Tim brings the former contestants around so they can all take turns looking aghast at what the newbies intend to shoehorn them into. While Mila and Tim huddle close to each other for warmth while shuddering internally, Raul shows them what he and Alicia have for them so far, and describes their process. “We decided to play around with leather, and then put some straps in the back.” And after that, we started thinking about how to design the dress. Ka-ching! Laura does a swell Tim Gunn impression, looking at what Buffi and Elena have come up with her and saying that “it’s very ambitious.” That’s more than Elena, who’s been unhappy with the partnership since minute one, can bear. She flees the room, and the show cuts to a commercial without Tim’s voice saying, “Coming up on Project Runway.” It’s like that time Uncle Junior shot Tony Soprano, and then the closing credits played without music. So ominous.

But the real towering mismatch is between Christopher and Andrea. Other team partners are having trouble getting on the same page, but they’re not even in the same library. As Andrea keeps putting off the work she needs to be doing, Christopher turns into a hyperventilating, eye-rolling, walking subway poster for a panic attack. It doesn’t help that Ven and Favio are working so smoothly that Kenley leaves them to it and comes over to Christopher and Andrea’s side of the room, to see if she can help. “You won’t believe what I just did,” says Andrea, in a merry tone of someone very amused by her own mistakes. “Honey,” says Christopher, practically gargling with his own flop sweat, “I love ya, but sew the shirt.” “Hahhahhahha!” says Kenley.

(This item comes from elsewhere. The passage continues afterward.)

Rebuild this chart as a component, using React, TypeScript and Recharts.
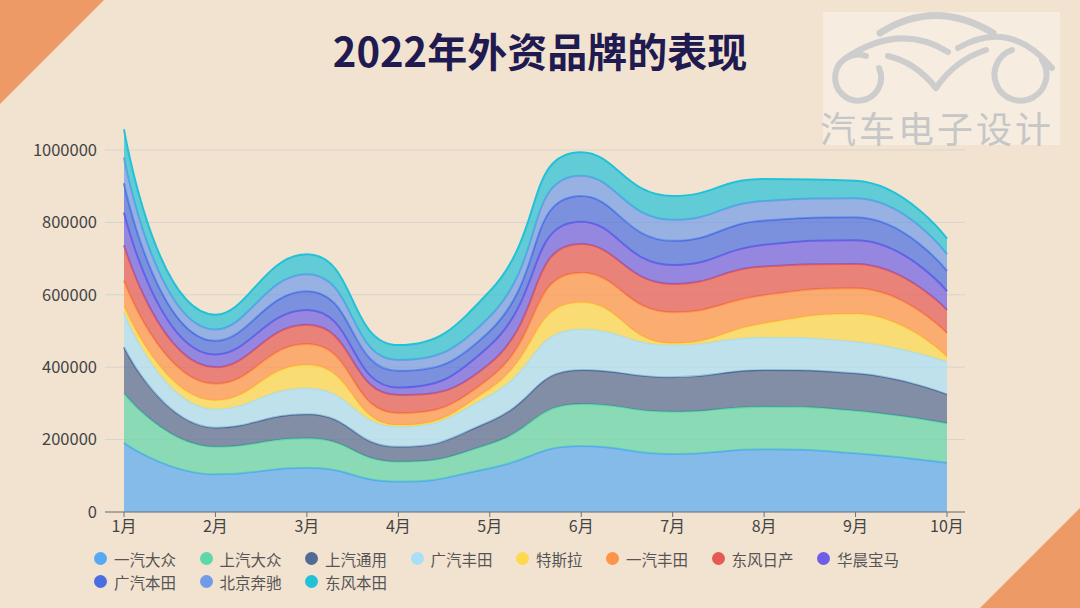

Last few minutes before it’s time to hit the runway. Heidi, Michael Kors, Nina Garcia, and guest judge Krysten Ritter are waiting. “Do you want to fix this?” Irina asks Kooan. “This is your project. I’ll go out there like this, even though I’m embarrassed.” Not every model is as encouraging. Watching Mila do her dead-woman-walking thing in her new dress, Raul observes, “She doesn’t look happy. She’s just here.” Kooan moans something about wanting to eliminate himself, but seeing what the competition looks like is cheering Gunnar up. “It’s actually not awful. I might be ‘safe,’ and that would be great. Instead, he’s invited to stick around. Teams April, Valerie, and Laura are deemed safe and sent back to the dressing room to ponder the whims of fate. As soon as they leave, every blessed one of them starts babbling about how they thought for sure their designs were the best and they can’t believe those losers still parked out on the runway. The problem with young people today is that none of them knows how to dodge a bullet gracefully

The judges shock the shit out of Gunnar and Kooan by informing them that they have one of the two best designs of the night, and suddenly, they both like their creation a lot better. The other keeper is Team Kenley, though the judges praise it in terms that leaves the impression that this whole challenge can be written off as a snooze: The consensus is that the dress perfectly captures Kenley’s irrepressible personal style but is, you know, nothing special or memorable that will get your picture on the cover of People. But don’t get Fen and Fabio wrong, they’ll take it. Both are asked, if their dress is judged the winning design, which of them should be singled out as winning designer. Fabio says something about how he thinks he made a valuable contribution, Fen says, basically, in a pig’s goddamn eye you did, and Fabio all but shrugs in agreement. In the end, the judges give it to Fen again for the second week in a row, because if it ain’t broke, don’t fix it, you know?

For the losers—Raul and Alicia and Christopher and Andrea—it gets ugly quick. In the time-honored tradition of contestants who have failed to grasp that an inability to adapt is not an asset in competitions of this kind, Raul reminds everyone that “red carpet” just ain’t his thing. The judges want to know, if that gunny-sack shit is the best you can do when it comes to designing evening gowns, why didn’t you put her in a suit? Raul and Alicia say they just thought they weren’t allowed to do that. Michael Kors wants to know how the hell they got the idea that they were forbidden from playing to their own strengths in a challenge. To be fair, any casual observer of this show could probably point to half a dozen instances, off the top of his head, of challenges where the whole part seemed to be to deny people the ability to play to their strengths, but still, Tim Gunn was right there in the work room. They could have asked him, just to be sure.

The situation between Christopher and Andrea is much worse. Christopher thinks that Andrea has already quit the competition in her head—an impression she does nothing to discourage when she says that just getting voted off this show would be “a relief”—and dragging him down with her, and even before the runway show he looks miserable and dazed. When he’s asked who is principally to blame for this fiasco, he struggles to hold it together while alluding to all of Andrea’s faults of performance, competence, and attitude, pausing every so often to say that he doesn’t want to “point fingers.” It’s easier to sympathize with him than look at him. In the end, it’s Raul who is sent packing. But before the show fades to black, the words “NEXT MORNING” flash onscreen, and we see the women in their hotel room, apparently talking about the mysterious disappearance of Andrea. One of them says that Andrea has walked out, headed for parts unknown for reasons unspecified, but that nobody knows it yet except for her and the person she’s talking to. The fellow pointing a camera at her probably knows, too, but clearly you just get really used to him.

Stray observations:

  • Margaret will be back in this space in two weeks. In the meantime, expect to see John Teti holding down the fort a week from now.